#### [Available data]

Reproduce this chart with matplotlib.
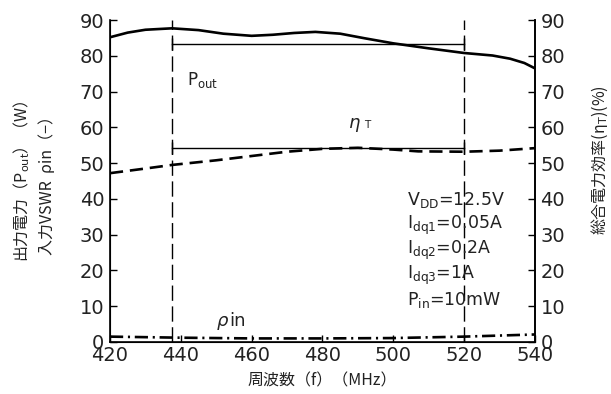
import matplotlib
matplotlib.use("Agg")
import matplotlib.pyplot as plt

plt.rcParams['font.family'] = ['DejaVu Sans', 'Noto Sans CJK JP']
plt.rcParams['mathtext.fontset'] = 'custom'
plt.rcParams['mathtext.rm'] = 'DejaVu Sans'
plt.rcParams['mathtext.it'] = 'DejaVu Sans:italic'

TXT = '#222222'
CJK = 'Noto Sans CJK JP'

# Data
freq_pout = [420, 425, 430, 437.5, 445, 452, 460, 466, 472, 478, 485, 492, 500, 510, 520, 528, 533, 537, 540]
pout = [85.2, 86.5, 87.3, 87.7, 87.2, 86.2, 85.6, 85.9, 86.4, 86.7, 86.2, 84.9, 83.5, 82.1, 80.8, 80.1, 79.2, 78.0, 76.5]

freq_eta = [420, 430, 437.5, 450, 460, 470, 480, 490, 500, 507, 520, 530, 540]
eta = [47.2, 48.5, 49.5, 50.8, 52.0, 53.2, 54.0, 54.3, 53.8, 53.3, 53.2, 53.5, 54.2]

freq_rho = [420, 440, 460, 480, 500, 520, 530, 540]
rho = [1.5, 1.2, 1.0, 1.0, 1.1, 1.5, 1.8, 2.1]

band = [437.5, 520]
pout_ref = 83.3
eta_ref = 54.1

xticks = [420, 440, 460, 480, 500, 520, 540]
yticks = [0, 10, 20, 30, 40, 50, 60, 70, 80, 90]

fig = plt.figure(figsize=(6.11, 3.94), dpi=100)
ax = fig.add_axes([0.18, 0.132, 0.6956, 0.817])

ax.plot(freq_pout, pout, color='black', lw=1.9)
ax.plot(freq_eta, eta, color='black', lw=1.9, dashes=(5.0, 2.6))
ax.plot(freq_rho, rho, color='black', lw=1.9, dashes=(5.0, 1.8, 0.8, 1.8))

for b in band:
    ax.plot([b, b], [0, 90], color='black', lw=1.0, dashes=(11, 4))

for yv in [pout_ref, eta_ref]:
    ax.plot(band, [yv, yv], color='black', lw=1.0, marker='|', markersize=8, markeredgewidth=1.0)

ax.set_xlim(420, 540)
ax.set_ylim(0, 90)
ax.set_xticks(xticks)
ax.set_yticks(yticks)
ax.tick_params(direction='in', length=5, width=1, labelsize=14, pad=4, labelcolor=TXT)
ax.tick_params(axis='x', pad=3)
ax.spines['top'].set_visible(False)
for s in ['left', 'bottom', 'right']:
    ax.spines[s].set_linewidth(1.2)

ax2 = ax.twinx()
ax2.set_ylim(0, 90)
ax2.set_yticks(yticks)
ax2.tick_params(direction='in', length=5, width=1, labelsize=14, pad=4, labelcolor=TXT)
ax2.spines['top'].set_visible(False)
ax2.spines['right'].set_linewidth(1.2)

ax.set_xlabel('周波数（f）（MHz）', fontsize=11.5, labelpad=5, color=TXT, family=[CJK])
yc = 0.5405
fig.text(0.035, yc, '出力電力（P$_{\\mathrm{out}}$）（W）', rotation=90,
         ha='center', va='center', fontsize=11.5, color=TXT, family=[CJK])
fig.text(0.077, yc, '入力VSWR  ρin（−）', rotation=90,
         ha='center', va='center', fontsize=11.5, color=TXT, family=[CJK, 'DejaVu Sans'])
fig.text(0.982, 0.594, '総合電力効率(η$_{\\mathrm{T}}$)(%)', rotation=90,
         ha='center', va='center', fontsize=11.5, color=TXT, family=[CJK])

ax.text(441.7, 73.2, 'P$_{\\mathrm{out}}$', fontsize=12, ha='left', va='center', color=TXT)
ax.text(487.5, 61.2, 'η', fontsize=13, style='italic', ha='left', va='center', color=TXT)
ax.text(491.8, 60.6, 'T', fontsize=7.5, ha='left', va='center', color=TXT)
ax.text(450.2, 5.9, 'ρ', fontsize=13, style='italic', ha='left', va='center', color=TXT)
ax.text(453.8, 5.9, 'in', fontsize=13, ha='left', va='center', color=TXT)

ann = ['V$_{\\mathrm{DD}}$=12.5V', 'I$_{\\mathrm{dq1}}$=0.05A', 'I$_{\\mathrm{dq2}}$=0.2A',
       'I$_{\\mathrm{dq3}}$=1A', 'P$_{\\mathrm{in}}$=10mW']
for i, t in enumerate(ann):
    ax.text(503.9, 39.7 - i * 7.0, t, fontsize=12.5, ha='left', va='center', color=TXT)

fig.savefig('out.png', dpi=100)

#### [What needs to be done]
From the first line above to the line containing "53.2, 53.5, 54.2]", repeat each line exactly. Pictures stay out.

#### [Result of the task]
Reproduce this chart with matplotlib.
import matplotlib
matplotlib.use("Agg")
import matplotlib.pyplot as plt

plt.rcParams['font.family'] = ['DejaVu Sans', 'Noto Sans CJK JP']
plt.rcParams['mathtext.fontset'] = 'custom'
plt.rcParams['mathtext.rm'] = 'DejaVu Sans'
plt.rcParams['mathtext.it'] = 'DejaVu Sans:italic'

TXT = '#222222'
CJK = 'Noto Sans CJK JP'

# Data
freq_pout = [420, 425, 430, 437.5, 445, 452, 460, 466, 472, 478, 485, 492, 500, 510, 520, 528, 533, 537, 540]
pout = [85.2, 86.5, 87.3, 87.7, 87.2, 86.2, 85.6, 85.9, 86.4, 86.7, 86.2, 84.9, 83.5, 82.1, 80.8, 80.1, 79.2, 78.0, 76.5]

freq_eta = [420, 430, 437.5, 450, 460, 470, 480, 490, 500, 507, 520, 530, 540]
eta = [47.2, 48.5, 49.5, 50.8, 52.0, 53.2, 54.0, 54.3, 53.8, 53.3, 53.2, 53.5, 54.2]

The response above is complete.